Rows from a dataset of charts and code
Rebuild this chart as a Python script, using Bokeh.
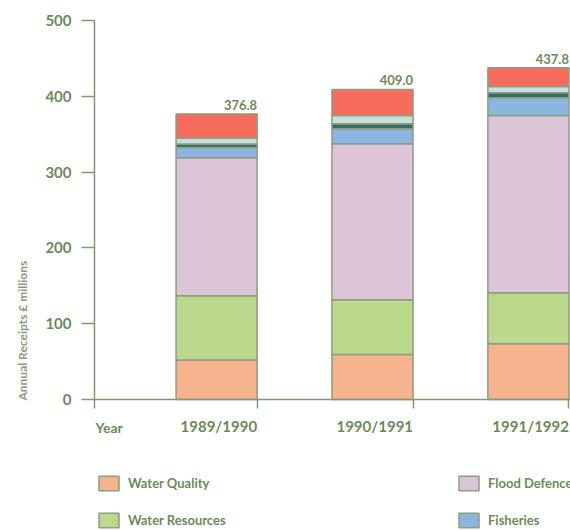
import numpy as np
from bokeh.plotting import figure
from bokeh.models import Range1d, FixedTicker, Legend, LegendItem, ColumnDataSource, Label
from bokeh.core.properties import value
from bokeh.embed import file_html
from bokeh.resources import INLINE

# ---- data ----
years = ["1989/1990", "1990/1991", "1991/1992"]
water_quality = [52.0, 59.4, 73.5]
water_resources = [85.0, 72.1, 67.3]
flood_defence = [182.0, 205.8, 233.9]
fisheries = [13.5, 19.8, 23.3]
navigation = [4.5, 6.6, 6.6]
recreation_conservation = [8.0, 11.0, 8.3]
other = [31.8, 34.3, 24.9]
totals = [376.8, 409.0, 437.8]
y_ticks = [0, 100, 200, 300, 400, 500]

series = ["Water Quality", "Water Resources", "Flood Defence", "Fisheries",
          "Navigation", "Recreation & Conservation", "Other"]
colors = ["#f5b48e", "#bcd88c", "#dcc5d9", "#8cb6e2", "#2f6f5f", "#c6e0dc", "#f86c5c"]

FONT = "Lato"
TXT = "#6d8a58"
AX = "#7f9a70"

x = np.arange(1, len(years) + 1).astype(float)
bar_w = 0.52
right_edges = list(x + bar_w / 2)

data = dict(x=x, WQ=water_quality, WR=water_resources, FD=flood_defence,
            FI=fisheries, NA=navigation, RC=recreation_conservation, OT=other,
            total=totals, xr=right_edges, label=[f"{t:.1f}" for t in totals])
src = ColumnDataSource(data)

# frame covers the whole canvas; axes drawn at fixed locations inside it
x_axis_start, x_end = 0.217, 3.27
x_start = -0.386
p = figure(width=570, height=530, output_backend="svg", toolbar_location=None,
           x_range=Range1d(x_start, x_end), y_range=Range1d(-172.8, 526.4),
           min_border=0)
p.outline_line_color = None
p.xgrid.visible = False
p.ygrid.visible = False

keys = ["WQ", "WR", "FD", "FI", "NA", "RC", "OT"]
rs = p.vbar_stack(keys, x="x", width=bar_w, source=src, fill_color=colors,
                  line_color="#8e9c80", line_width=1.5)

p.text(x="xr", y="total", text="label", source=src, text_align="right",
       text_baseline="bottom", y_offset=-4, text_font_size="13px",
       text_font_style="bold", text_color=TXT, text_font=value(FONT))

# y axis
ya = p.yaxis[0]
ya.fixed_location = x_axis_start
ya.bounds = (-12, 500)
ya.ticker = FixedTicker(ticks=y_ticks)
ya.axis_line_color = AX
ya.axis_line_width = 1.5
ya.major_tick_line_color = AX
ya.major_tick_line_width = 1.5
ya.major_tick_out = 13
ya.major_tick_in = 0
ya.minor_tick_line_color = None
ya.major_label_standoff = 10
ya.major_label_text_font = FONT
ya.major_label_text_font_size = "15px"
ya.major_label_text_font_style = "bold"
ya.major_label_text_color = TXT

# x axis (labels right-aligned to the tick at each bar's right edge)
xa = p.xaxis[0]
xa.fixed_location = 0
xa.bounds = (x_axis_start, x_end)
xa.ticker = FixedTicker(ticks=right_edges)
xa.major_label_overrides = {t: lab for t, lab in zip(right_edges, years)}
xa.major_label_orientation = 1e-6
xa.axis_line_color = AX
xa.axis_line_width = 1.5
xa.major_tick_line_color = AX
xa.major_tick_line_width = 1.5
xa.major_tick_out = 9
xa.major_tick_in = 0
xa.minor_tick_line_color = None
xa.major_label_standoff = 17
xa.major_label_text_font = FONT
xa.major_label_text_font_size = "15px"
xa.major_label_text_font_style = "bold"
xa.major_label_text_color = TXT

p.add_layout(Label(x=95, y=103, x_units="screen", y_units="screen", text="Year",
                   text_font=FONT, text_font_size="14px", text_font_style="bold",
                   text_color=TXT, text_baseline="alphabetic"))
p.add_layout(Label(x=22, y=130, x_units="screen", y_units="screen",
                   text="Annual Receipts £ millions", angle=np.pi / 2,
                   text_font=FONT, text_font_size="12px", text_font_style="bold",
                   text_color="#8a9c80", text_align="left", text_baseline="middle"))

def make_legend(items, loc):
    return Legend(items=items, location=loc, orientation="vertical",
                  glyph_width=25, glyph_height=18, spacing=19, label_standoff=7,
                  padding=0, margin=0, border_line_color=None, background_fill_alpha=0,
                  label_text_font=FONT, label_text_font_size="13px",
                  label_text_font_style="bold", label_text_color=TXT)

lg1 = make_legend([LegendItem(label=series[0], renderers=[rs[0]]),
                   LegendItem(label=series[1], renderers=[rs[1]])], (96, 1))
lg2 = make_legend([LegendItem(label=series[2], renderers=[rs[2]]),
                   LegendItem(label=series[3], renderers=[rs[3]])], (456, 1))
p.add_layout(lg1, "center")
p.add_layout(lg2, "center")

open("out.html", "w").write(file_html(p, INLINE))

==

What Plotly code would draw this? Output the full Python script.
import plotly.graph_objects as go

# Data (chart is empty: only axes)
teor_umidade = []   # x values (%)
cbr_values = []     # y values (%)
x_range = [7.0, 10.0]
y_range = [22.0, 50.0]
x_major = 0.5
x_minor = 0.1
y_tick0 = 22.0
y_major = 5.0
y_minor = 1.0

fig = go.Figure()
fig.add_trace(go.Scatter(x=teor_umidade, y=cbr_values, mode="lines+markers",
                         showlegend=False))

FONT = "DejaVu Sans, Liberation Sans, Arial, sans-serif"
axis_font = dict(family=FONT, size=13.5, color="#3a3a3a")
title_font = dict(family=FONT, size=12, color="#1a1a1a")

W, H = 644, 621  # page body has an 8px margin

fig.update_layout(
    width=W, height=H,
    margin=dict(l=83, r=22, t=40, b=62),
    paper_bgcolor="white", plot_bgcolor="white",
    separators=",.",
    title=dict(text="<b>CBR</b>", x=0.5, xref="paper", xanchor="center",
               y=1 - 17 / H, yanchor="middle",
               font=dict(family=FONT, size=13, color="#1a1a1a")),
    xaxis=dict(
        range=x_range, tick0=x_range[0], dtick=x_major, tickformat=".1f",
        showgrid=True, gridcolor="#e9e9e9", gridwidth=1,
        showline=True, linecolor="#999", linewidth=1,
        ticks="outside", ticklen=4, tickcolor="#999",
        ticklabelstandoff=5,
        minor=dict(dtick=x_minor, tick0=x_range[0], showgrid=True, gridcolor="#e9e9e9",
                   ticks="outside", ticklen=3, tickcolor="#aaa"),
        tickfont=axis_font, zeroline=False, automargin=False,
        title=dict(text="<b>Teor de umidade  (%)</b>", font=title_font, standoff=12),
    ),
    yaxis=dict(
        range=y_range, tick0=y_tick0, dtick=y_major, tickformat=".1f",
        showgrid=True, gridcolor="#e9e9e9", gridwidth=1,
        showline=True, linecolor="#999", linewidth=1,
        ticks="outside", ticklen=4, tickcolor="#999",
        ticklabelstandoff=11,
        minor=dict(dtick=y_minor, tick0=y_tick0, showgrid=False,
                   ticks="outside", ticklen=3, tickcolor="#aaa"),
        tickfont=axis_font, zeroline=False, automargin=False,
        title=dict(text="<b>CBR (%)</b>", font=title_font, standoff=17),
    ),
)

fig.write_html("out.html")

▶ _Aim of the task_:
Look above for the line with "Rebuild this chart" and copy exactly from it through the line with "from bokeh.resources import INLINE", both included. Omit the pictures.

▶ _Exercise result_:
Rebuild this chart as a Python script, using Bokeh.
import numpy as np
from bokeh.plotting import figure
from bokeh.models import Range1d, FixedTicker, Legend, LegendItem, ColumnDataSource, Label
from bokeh.core.properties import value
from bokeh.embed import file_html
from bokeh.resources import INLINE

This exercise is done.